Data block:
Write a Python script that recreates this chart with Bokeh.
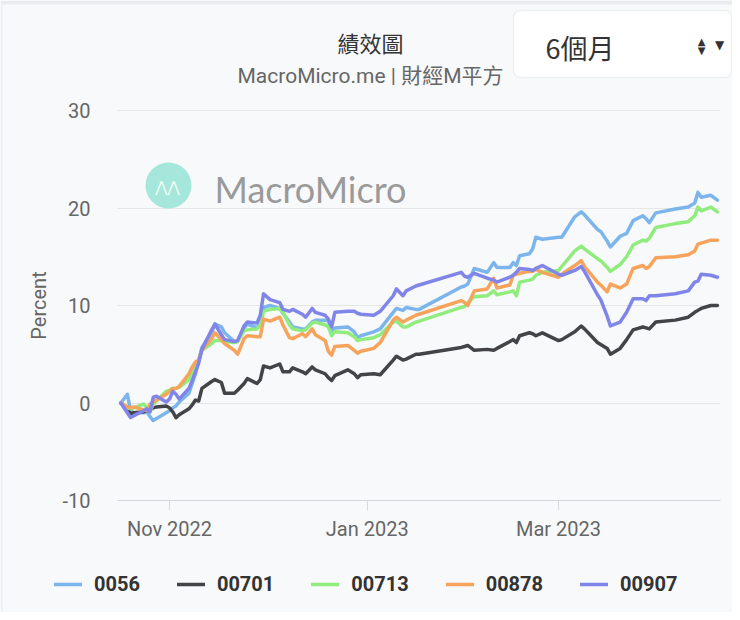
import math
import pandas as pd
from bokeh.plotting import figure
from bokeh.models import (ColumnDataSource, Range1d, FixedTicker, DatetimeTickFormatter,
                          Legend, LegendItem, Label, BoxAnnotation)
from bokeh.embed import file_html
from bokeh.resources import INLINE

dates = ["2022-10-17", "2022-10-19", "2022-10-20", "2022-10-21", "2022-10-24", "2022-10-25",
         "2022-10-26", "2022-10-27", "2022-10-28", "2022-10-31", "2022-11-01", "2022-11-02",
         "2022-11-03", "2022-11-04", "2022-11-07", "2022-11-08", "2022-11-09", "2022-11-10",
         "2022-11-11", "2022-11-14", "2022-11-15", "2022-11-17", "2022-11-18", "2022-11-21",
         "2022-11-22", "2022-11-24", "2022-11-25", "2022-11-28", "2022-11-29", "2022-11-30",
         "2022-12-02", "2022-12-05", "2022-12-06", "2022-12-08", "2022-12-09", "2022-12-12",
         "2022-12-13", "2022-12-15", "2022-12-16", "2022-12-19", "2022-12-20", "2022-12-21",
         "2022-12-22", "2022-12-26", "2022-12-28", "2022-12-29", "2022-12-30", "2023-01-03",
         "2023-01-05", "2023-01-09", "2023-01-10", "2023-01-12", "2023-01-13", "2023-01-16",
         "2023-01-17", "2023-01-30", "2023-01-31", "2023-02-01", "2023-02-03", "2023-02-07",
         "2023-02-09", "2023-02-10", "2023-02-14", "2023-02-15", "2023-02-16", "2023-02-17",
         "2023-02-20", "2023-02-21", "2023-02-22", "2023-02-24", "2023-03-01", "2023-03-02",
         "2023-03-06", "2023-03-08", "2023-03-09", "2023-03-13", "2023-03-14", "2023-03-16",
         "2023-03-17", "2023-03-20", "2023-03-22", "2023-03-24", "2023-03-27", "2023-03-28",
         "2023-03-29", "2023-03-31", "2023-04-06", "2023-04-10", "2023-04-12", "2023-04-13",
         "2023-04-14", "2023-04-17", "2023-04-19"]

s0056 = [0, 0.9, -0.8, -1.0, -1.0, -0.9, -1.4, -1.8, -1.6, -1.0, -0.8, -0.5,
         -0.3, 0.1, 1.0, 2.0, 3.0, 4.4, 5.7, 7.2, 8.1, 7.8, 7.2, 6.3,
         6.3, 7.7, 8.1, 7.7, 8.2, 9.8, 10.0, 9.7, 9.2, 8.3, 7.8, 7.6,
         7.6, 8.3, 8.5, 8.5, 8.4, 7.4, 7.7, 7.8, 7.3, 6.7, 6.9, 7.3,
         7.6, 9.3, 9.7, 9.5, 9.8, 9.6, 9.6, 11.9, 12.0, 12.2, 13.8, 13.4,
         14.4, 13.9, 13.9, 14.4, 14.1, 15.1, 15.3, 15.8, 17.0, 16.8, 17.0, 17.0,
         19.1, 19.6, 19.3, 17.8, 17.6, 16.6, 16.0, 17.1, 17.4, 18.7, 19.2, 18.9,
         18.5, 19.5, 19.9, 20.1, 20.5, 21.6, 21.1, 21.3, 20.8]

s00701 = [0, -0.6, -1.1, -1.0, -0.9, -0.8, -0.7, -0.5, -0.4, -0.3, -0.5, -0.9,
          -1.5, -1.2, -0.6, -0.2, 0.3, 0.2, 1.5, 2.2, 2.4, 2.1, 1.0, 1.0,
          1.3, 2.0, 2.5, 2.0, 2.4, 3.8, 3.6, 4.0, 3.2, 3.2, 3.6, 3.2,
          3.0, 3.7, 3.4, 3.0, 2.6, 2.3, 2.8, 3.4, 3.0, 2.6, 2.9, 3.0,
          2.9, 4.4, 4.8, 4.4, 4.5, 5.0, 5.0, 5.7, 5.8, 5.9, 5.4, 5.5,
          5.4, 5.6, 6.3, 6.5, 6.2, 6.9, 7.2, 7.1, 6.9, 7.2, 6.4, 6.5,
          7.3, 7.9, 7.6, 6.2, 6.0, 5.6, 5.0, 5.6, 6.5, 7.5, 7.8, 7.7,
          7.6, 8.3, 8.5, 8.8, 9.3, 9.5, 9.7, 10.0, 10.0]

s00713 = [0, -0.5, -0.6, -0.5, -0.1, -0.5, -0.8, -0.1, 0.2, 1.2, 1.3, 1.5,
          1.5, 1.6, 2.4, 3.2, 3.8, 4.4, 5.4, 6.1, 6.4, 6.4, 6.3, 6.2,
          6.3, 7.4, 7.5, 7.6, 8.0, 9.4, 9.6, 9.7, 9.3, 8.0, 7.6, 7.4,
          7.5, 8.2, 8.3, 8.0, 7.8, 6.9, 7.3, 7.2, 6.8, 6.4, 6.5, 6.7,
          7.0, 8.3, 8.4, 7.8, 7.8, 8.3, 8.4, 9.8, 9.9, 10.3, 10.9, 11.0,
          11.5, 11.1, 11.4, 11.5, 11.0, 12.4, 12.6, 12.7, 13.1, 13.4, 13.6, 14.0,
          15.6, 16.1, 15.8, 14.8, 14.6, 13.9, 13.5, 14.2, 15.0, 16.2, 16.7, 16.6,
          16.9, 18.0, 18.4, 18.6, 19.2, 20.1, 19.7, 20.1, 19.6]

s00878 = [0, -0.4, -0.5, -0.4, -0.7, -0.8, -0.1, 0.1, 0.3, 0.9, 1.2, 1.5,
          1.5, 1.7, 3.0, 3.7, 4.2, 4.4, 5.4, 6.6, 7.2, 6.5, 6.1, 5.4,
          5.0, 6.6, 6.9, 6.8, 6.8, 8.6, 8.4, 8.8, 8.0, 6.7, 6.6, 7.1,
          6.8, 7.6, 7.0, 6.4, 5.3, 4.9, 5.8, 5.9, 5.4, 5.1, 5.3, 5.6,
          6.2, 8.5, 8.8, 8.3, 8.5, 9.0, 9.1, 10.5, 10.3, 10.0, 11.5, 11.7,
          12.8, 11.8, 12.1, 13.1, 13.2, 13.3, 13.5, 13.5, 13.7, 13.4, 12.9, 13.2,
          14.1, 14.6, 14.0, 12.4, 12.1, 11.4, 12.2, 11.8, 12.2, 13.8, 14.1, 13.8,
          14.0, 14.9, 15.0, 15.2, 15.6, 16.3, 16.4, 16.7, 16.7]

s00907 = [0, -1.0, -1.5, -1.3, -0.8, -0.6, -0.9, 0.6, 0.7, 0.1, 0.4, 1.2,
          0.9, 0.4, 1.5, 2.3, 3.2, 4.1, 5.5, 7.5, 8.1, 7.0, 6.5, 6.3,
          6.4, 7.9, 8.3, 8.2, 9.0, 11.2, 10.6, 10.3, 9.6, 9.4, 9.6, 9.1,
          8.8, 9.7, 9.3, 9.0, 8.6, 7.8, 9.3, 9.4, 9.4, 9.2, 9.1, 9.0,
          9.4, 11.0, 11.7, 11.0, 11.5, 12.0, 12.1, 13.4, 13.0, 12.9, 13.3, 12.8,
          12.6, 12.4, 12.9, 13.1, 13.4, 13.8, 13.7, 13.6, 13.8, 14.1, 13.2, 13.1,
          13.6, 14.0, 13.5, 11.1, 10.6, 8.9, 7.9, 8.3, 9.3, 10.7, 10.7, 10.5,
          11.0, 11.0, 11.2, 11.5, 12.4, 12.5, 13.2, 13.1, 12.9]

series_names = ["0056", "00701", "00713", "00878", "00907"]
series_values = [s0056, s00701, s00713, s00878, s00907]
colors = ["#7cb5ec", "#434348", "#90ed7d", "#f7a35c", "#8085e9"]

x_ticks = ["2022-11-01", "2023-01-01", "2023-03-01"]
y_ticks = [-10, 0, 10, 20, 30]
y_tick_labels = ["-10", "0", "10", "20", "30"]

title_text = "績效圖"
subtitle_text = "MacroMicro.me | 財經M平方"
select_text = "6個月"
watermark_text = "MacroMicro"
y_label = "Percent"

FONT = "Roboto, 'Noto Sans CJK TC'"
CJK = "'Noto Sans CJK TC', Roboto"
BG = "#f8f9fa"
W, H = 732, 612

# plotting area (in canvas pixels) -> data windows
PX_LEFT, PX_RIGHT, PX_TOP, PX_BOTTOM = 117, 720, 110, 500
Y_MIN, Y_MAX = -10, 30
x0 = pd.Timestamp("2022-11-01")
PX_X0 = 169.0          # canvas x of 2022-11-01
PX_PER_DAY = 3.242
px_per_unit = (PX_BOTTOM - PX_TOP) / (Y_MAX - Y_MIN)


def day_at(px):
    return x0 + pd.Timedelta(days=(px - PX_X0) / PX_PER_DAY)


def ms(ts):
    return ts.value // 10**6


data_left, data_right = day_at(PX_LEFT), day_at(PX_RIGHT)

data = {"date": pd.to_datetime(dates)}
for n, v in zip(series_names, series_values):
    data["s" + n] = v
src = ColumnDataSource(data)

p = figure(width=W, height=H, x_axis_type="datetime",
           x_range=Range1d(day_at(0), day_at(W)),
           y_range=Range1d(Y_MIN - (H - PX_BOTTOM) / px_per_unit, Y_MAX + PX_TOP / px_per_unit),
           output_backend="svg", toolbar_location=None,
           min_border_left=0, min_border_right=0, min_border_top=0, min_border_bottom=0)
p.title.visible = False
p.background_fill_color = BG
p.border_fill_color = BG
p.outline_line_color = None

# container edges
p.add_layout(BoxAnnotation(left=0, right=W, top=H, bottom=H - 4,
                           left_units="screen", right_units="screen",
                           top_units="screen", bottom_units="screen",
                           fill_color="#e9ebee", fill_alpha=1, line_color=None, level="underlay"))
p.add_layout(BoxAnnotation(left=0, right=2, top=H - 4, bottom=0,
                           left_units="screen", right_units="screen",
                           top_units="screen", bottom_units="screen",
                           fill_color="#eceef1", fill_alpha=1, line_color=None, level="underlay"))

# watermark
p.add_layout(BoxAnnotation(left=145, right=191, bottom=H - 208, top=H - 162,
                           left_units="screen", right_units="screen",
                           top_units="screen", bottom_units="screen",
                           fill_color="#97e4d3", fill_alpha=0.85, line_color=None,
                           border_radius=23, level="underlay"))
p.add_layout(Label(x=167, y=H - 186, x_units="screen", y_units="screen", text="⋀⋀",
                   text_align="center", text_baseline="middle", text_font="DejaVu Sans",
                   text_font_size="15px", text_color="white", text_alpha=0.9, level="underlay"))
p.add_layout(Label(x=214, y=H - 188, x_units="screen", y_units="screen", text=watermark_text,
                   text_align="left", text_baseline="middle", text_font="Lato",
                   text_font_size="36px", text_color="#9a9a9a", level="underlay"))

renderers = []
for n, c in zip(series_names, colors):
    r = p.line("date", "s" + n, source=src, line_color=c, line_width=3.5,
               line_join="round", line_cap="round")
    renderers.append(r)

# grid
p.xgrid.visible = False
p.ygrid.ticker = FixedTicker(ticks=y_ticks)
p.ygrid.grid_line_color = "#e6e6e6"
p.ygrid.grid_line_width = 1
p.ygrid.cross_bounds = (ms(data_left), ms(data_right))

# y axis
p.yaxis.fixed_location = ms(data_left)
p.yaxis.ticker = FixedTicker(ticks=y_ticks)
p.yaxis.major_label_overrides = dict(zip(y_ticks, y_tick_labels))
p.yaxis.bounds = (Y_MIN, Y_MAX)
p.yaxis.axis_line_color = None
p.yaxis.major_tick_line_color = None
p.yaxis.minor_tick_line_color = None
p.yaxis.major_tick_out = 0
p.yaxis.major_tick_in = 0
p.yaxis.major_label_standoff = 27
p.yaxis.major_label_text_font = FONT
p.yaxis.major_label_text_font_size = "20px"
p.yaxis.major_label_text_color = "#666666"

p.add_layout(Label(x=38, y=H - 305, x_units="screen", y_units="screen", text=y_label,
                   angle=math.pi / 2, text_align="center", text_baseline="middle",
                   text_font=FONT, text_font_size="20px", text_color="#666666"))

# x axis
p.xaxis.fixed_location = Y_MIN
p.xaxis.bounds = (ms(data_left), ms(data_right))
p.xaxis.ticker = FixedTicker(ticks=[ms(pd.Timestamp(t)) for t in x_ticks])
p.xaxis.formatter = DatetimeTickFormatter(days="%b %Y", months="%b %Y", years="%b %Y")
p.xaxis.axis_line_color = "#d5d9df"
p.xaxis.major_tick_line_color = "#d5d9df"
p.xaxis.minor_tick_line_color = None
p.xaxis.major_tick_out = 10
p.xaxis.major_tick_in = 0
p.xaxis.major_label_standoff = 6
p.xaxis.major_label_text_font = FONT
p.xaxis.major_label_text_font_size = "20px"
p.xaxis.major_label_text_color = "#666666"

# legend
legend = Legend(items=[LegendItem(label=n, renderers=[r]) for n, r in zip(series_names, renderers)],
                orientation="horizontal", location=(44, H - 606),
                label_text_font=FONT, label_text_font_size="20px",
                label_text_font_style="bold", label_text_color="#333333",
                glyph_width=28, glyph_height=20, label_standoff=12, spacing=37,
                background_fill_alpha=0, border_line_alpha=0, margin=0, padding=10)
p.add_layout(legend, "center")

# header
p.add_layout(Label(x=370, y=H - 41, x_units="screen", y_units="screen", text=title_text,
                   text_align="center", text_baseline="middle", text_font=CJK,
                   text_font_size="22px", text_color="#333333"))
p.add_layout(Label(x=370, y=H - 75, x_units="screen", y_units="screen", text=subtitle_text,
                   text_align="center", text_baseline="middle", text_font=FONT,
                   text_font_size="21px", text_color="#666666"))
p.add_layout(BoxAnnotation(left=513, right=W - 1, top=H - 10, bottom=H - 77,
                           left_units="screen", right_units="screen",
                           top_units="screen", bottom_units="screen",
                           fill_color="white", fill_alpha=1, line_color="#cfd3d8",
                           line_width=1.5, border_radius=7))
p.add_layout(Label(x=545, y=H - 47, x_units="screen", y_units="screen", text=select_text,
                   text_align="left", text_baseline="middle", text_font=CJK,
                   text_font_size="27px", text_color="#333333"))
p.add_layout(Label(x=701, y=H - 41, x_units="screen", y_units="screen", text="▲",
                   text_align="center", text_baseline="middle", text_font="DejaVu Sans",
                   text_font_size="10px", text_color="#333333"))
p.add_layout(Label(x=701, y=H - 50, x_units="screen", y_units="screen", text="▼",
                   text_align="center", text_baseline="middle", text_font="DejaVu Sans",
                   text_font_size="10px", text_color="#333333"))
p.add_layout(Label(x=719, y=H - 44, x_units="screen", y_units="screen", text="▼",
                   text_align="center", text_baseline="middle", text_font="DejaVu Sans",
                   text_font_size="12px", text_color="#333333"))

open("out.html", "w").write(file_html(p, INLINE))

What to produce:
Repeat the listing above exactly from its first line to the line containing "from bokeh.resources import INLINE", both included, and omit the pictures.

Response to this exercise:
Write a Python script that recreates this chart with Bokeh.
import math
import pandas as pd
from bokeh.plotting import figure
from bokeh.models import (ColumnDataSource, Range1d, FixedTicker, DatetimeTickFormatter,
                          Legend, LegendItem, Label, BoxAnnotation)
from bokeh.embed import file_html
from bokeh.resources import INLINE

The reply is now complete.